The last things we want to talk about measuring in the TYPE72s are the specialty engines, zAAPs and zIIPs. As in the TYPE70s, their time is not included in the general purpose CP use, but is reported separately. When we look at the normalization, factors for them – R723NFFI for zAAPs and R723NFFS for zIIPs – we see that, just like SU_SEC, these values remain constant for the life of an IPL. Since IRD does not control these engines this does not seem to be an issue but it actually is a concern to us because we cannot see the effects of changing the number of general purpose CPs on these engines.

What we can deduce from this information

One issue is the values of the numbers in the TYPE70 records, SMF70CPA and SMF70WLA. These numbers are for the entire machine so they can be used across LPARs and even to help compare different processor models and types as long as we keep in mind that these numbers do not directly reflect capacity. The problem comes when we add specialty engines to the mix. We know that two things must be happening – the available capacity of the entire processor increases and the speed of each engine decreases. The problem is that we do not know what any of these numbers are.

We do not know the total capacity of the box because we do not know the other numbers. And, the speed of an individual engine on the box is no longer a single number, not something as simple as an SRM lookup, even if the TYPE70 number was from an SRM lookup. The general purpose CPs speed must go down by some amount, but what is it? The specialty engine speed is controlled by the number of total engines on the box, the number of engines in the pool, the number of books on the processor and the logical to physical CP ratio. For z990 processors, there is one pool for all specialty engines while for z9 processors there is a separate pool for each type of specialty engine. The speed of an individual specialty engine depends upon all of these factors. That means that the speeds of both specialty engines and the general purpose CPs in the box depend on several factors – and we don’t know how to put them together to see how much work the machine is capable of doing. And, let us not forget that the specialty engines do no I/O processing of their own. That must also play into the mix, but how?

If you are wondering why I haven’t given any numbers with these examples, it is because I cannot. They are not available anywhere in RMF or SMF at this time. I wish they were. The implications for capacity planning are obvious – we do not know how large our mainframe actually is if we are running specialty engines. Later, we will discuss what we may be able to do about it but for now, let us move on and look at what we can determine about data from TYPE72 records.

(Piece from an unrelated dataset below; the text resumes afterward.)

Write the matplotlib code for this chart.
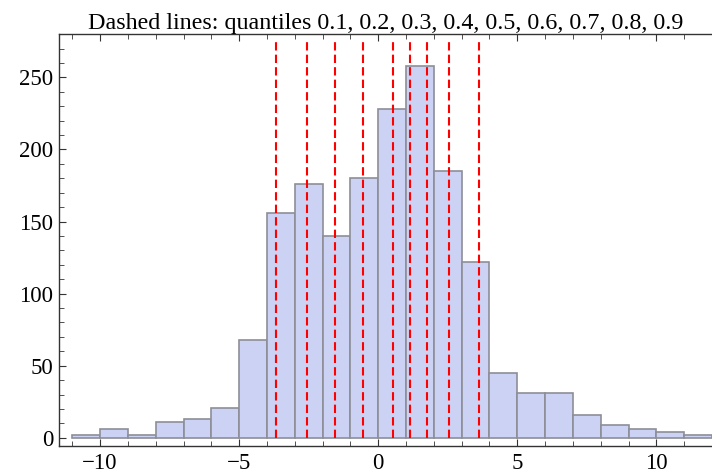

We know that some TYPE72 variables are reported in time and others in service units, and we have seen that if IRD is turned on that we cannot reliably convert the service units to time units. This means that we do not know the true amount of CPU time for any service or report class. We also do not know how much time any processor, general purpose or specialty spent online to any LPAR, because that data is only in the TYPE70 records, not the TYPE72s. All of these things combine to mean that we can only use the TYPE72 data to measure resource consumption, not capacity. And, we do not reliably know how much a service or report class actually consumed because, if we have IRD turned on, we do not have a completely reliable conversion factor for service units to time. zIIP engines suffer from this to the same degree as general purpose engines because they also have their consumption measured only in service units. zAAPs, on the other hand, do not suffer from this because we can actually see how much CPU time they used. Having said this, it is mitigated by realizing that while much of the TYPE72 data is reported in service units, it is actually measured in time. If IBM converts time to service units the same way we use to convert it back then we would have reliable time measurements to use for capacity planning. We can (and most of us probably do) make this assumption while going through our capacity planning exercises but it would be better if IBM removed any possible confusion by reporting everything in terms of time, not just service units.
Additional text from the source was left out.